_What the task asks_: Retype, exactly as they stand, the lines from the start of the data to the line that contains "hcpf_e3 = [6.99, 6.10, 4.15, 3.24, 2.69]", both ends included. Leave the pictures out.
┄┄┄┄┄┄┄┄┄┄
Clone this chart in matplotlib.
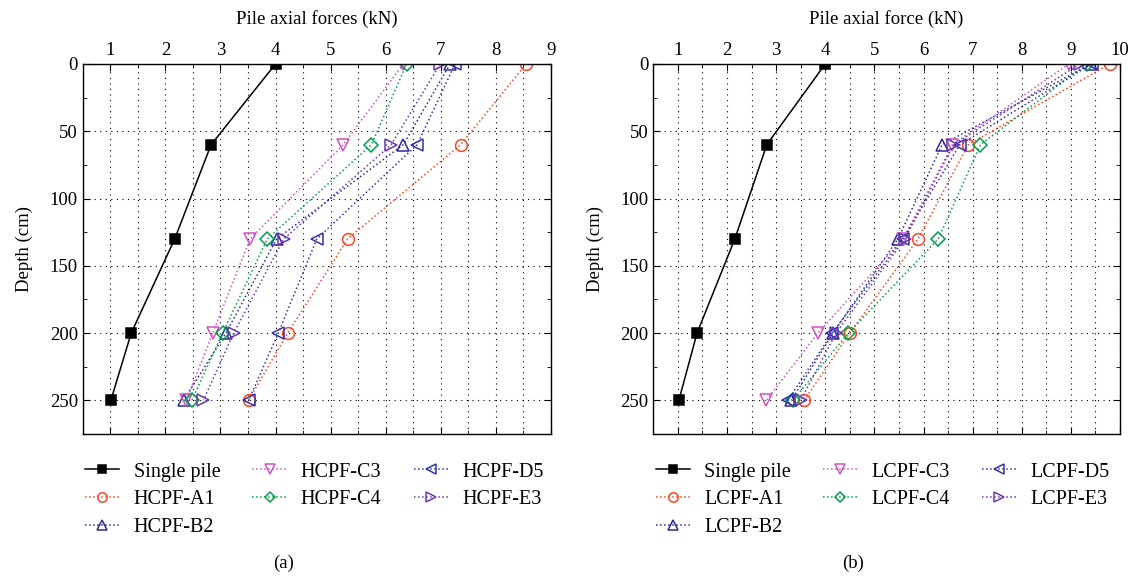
import numpy as np
import matplotlib
matplotlib.use('Agg')
import matplotlib.pyplot as plt
from matplotlib.ticker import MultipleLocator

plt.rcParams['font.family'] = ['Liberation Serif', 'DejaVu Serif']
plt.rcParams['mathtext.fontset'] = 'stix'

depth = [0, 60, 130, 200, 250]

# panel (a): HCPF groups
single_a = [4.00, 2.83, 2.17, 1.38, 1.01]
hcpf_a1 = [8.55, 7.36, 5.31, 4.22, 3.51]
hcpf_b2 = [7.17, 6.32, 4.02, 3.10, 2.33]
hcpf_c3 = [6.32, 5.23, 3.54, 2.86, 2.38]
hcpf_c4 = [6.38, 5.74, 3.85, 3.04, 2.48]
hcpf_d5 = [7.26, 6.57, 4.75, 4.05, 3.51]
hcpf_e3 = [6.99, 6.10, 4.15, 3.24, 2.69]

# panel (b): LCPF groups
single_b = [4.00, 2.81, 2.16, 1.39, 1.02]
lcpf_a1 = [9.79, 6.91, 5.89, 4.50, 3.57]
lcpf_b2 = [9.40, 6.38, 5.48, 4.16, 3.31]
lcpf_c3 = [8.96, 6.59, 5.58, 3.85, 2.80]
lcpf_c4 = [9.32, 7.16, 6.30, 4.47, 3.34]
lcpf_d5 = [9.42, 6.74, 5.58, 4.14, 3.24]
lcpf_e3 = [9.18, 6.61, 5.62, 4.22, 3.50]

labels_a = ['Single pile', 'HCPF-A1', 'HCPF-B2', 'HCPF-C3', 'HCPF-C4', 'HCPF-D5', 'HCPF-E3']
labels_b = ['Single pile', 'LCPF-A1', 'LCPF-B2', 'LCPF-C3', 'LCPF-C4', 'LCPF-D5', 'LCPF-E3']

styles = [
    dict(color='black', marker='s', ls='-', ms=6.5, mfc='black'),
    dict(color='#ff4422', marker='o', ls=':', ms=8.5, mfc='none'),
    dict(color='#2a2a99', marker='^', ls=':', ms=9, mfc='none'),
    dict(color='#cc55bb', marker='v', ls=':', ms=9, mfc='none'),
    dict(color='#00a04a', marker='D', ls=':', ms=7, mfc='none'),
    dict(color='#3333aa', marker='<', ls=':', ms=9, mfc='none'),
    dict(color='#6a35b0', marker='>', ls=':', ms=9, mfc='none'),
]

fig = plt.figure(figsize=(11.35, 5.8), dpi=100)
ax1 = fig.add_axes([0.0729, 0.2517, 0.4125, 0.638])
ax2 = fig.add_axes([0.5756, 0.2517, 0.4112, 0.638])


def draw(ax, series, labels, xmax, xlabel, tag):
    for vals, lab, st in zip(series, labels, styles):
        ax.plot(vals, depth, label=lab, lw=1.1, mew=1.1, **st)
    ax.set_xlim(0.5, xmax)
    ax.set_ylim(275, 0)
    ax.xaxis.set_major_locator(MultipleLocator(1))
    ax.xaxis.set_minor_locator(MultipleLocator(0.5))
    ax.yaxis.set_major_locator(MultipleLocator(50))
    ax.yaxis.set_minor_locator(MultipleLocator(25))
    ax.xaxis.tick_top()
    ax.xaxis.set_label_position('top')
    ax.tick_params(which='both', direction='in', top=True, bottom=True,
                   left=True, right=True, labelsize=13.5)
    ax.tick_params(which='major', length=5)
    ax.tick_params(which='minor', length=3)
    ax.grid(True, which='major', axis='both', ls=(0, (1, 4)), color='black', lw=0.8)
    ax.grid(True, which='minor', axis='x', ls=(0, (1, 4)), color='black', lw=0.8)
    ax.set_xlabel(xlabel, fontsize=13.5, labelpad=13)
    ax.set_ylabel('Depth (cm)', fontsize=13.5, labelpad=12)
    for s in ax.spines.values():
        s.set_linewidth(1.0)
    ax.legend(loc='upper left', bbox_to_anchor=(-0.012, -0.055), ncol=3,
              frameon=False, fontsize=14.5, handlelength=1.7, markerscale=0.8,
              labelspacing=0.42, columnspacing=1.6, handletextpad=0.7,
              borderaxespad=0)
    ax.text(0.428, -0.35, tag, transform=ax.transAxes, ha='center', va='center',
            fontsize=13.5)


draw(ax1, [single_a, hcpf_a1, hcpf_b2, hcpf_c3, hcpf_c4, hcpf_d5, hcpf_e3],
     labels_a, 9, 'Pile axial forces (kN)', '(a)')
draw(ax2, [single_b, lcpf_a1, lcpf_b2, lcpf_c3, lcpf_c4, lcpf_d5, lcpf_e3],
     labels_b, 10, 'Pile axial force (kN)', '(b)')

fig.savefig('out.png', dpi=100)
┄┄┄┄┄┄┄┄┄┄
_Answer for the task_:
Clone this chart in matplotlib.
import numpy as np
import matplotlib
matplotlib.use('Agg')
import matplotlib.pyplot as plt
from matplotlib.ticker import MultipleLocator

plt.rcParams['font.family'] = ['Liberation Serif', 'DejaVu Serif']
plt.rcParams['mathtext.fontset'] = 'stix'

depth = [0, 60, 130, 200, 250]

# panel (a): HCPF groups
single_a = [4.00, 2.83, 2.17, 1.38, 1.01]
hcpf_a1 = [8.55, 7.36, 5.31, 4.22, 3.51]
hcpf_b2 = [7.17, 6.32, 4.02, 3.10, 2.33]
hcpf_c3 = [6.32, 5.23, 3.54, 2.86, 2.38]
hcpf_c4 = [6.38, 5.74, 3.85, 3.04, 2.48]
hcpf_d5 = [7.26, 6.57, 4.75, 4.05, 3.51]
hcpf_e3 = [6.99, 6.10, 4.15, 3.24, 2.69]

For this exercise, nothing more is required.